Even the broader features of the chronology are both internally probable, and externally confirmed by the chronologies of other countries. The interval between the accession of Solomon and the captivity of Zedekiah is given as 433 12 years, which is divided among twenty-one monarchs, who belong to eighteen (or, excluding Jehoiachin, to seventeen) generations. This allows for each generation the very probable term of 25 12 years. During the portion of the history where the chronology is double, and where the chief internal difficulties occur, the divergence of the two schemes is but slight, amounting to no more than about twenty years in 240 or 250. Egyptian annals confirm approximately the Biblical dates for Shishak’s invasion, and So’s alliance.
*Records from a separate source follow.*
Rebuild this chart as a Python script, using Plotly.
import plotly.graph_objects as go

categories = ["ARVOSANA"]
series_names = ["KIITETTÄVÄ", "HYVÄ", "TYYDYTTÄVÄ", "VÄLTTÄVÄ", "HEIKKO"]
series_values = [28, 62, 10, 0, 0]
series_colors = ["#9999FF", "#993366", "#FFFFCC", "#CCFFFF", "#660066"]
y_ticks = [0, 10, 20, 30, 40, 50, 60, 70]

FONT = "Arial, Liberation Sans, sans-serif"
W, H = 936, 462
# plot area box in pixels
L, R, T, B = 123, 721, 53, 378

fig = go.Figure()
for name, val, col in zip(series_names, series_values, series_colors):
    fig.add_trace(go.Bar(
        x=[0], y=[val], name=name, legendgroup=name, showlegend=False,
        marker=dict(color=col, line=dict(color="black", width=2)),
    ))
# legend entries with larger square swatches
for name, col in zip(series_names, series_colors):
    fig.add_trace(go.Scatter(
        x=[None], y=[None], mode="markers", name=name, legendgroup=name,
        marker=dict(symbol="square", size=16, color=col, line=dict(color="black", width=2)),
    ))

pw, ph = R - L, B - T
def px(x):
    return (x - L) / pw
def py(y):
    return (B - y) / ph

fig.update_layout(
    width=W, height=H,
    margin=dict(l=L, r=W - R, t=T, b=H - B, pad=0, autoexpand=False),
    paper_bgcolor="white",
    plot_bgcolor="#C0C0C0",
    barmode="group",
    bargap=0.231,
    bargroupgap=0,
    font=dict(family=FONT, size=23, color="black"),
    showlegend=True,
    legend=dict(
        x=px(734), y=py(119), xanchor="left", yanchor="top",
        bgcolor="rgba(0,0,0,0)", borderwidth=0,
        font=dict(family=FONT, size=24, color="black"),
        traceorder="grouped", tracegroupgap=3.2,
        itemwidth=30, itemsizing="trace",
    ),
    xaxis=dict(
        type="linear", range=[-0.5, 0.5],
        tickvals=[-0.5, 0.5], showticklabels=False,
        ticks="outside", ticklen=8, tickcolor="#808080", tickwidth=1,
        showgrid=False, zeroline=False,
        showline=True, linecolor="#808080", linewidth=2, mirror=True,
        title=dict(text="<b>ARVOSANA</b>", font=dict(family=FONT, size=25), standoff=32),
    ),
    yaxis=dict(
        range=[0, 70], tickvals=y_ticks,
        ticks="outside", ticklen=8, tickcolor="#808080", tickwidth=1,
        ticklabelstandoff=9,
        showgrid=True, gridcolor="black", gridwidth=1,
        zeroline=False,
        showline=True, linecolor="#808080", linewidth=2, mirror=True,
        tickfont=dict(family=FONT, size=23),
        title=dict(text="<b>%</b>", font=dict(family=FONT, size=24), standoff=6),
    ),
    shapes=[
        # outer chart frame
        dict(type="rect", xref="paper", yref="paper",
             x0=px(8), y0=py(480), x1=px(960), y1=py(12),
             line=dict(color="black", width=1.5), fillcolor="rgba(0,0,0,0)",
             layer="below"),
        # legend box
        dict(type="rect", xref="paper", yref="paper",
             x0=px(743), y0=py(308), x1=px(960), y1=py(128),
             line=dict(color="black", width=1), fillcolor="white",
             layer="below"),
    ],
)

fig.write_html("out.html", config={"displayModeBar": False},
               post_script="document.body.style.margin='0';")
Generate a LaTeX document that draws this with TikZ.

The Assyrian annals agree with the Hebrew in the date of the fall of Samaria, and in exhibiting Hazael and Jehu, Tiglath-Pileser and Ahaz, Sennacherib and Hezekiah, Esarhaddon and Manasseh, as contemporaries. The chronological difficulties, where such exist, do not at all exceed those with which every reader of profane historians is familiar, and which, in fact, pervade the whole of ancient chronology. They are partly to be accounted for by diversities in the mode of reckoning; while occasionally no doubt they result from a corrupt reading, or from an unauthorized interpolation.